Industries with underground infrastructure use Dig Safe Month to raise awareness of safe digging practices. The aim is to improve safety and reduce damage to critical underground infrastructure, such as gas and water pipelines or underground power lines. That’s because damage to underground infrastructure can pose a major safety risk and costs Canadians at least $1 billion each year.


Four important things to know if your home improvement project involves digging


  1. Buried from around a half-metre to several metres below ground are oil, gas, sewer and water pipelines, as well as electricity and communication cables. They operate reliably, safely and silently day after day. However, digging activities like agriculture and gardening can cause unintended damage.
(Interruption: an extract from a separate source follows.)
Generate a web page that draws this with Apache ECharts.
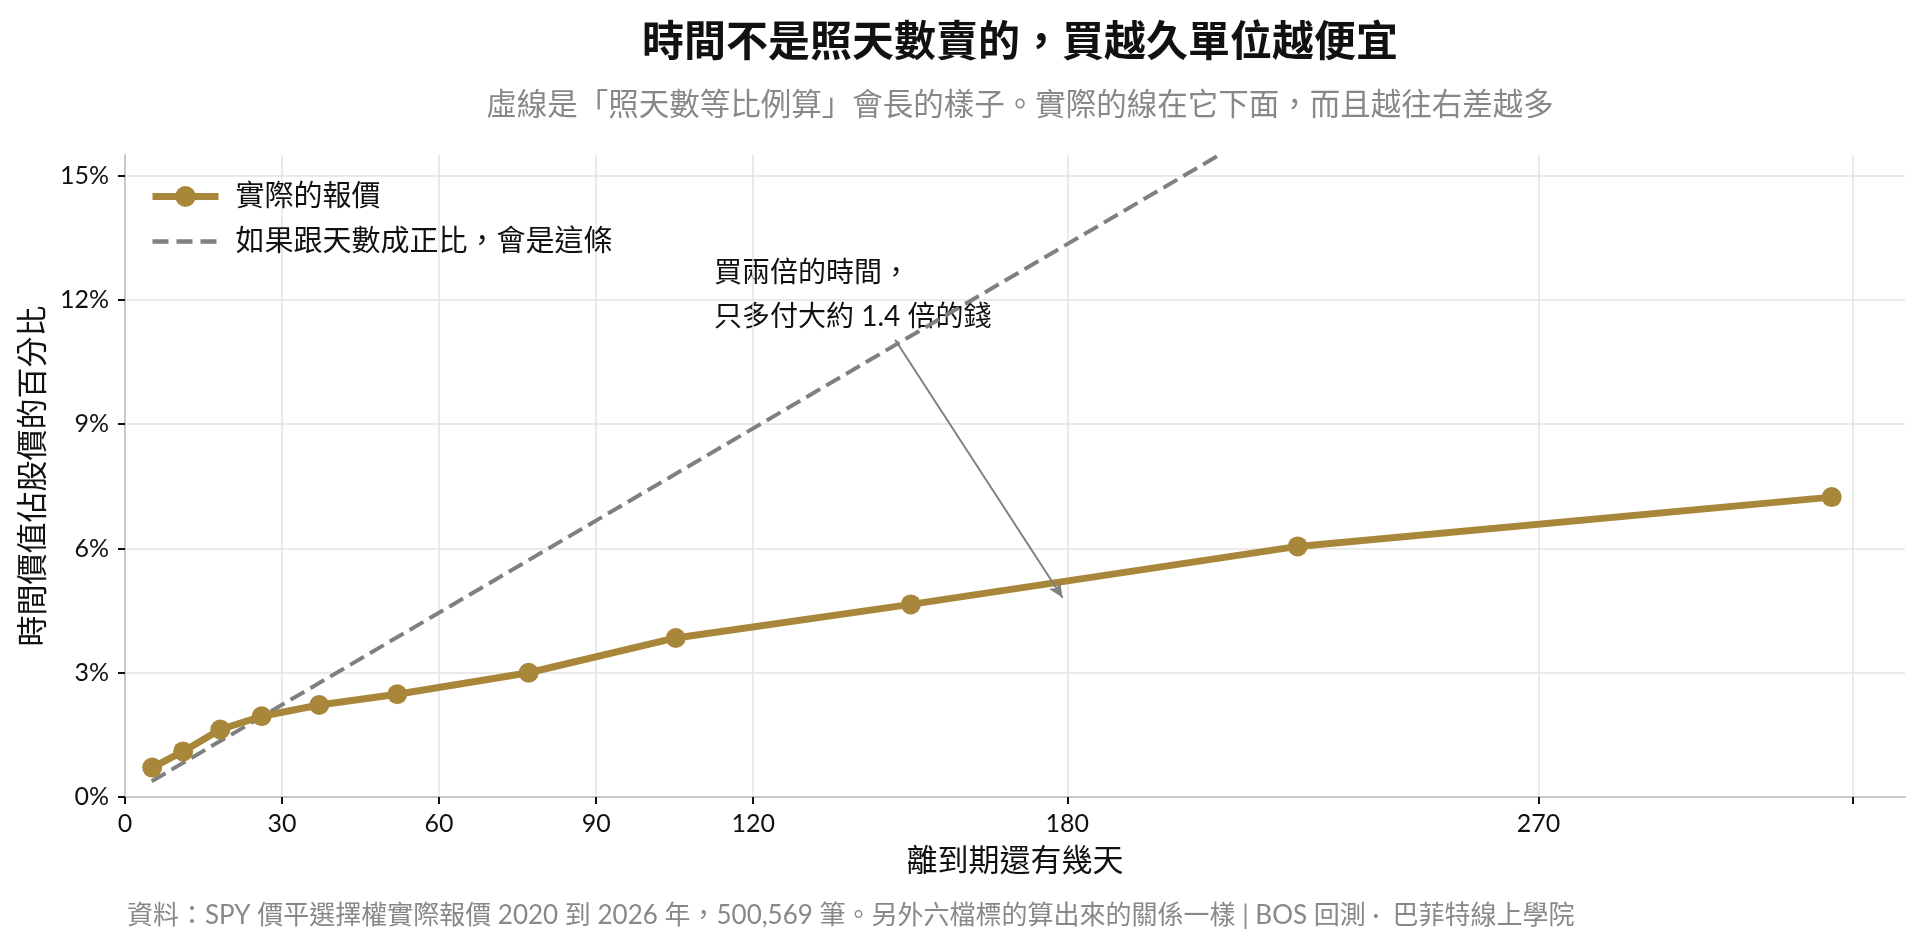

And that can cause service interruptions and have huge financial costs.
  2. If there’s an energy transmission pipeline near you, it’s buried within a strip of land called a pipeline right-of-way (ROW) or easement, which can range from 10 to 40 metres wide. You’ll see many signs or pipeline markers along the pipeline right-of-way especially near roads, property lines, railway or river crossings.
  3. Always remember to Call or click before you dig. Once you’ve called to make a location request, line locating technicians will come to your property. They’ll use flags or paint to mark the location of the pipeline or other underground infrastructure. And they’ll let you know when they’ve marked all lines and explain what the markers mean.
  4. Once technicians mark the site, they’re only valid for 14 days. That’s because weather or accidental movement can impact line locate markers. So, you may have to call again if your project doesn’t take place within that two-week window.


It’s also good to be well prepared when you call. Here are a few quick tips that will make the locate request simple and quick for you and the company that’s locating the infrastructure.


Before you call or click


  • Be clear about the work you need to do and the date you want to start.
  • Have information at your fingertips about the dig location… the city or town, street address, legal land location or lot and block, and/or two intersecting street names nearby.
  • Be ready to outline your project site with white flags, paint or survey tape on small wooden stakes, if asked.
  • Allow two to three business days after you call for the company to mark the site.

Preventing damage to pipelines and protecting the safety of communities are among the highest priorities for CEPA’s member companies. And preventing third-party damage to underground infrastructure is as simple as a click or a phone call. Let’s all do our part to keep people and infrastructure safe while we have fun with our spring and summer projects.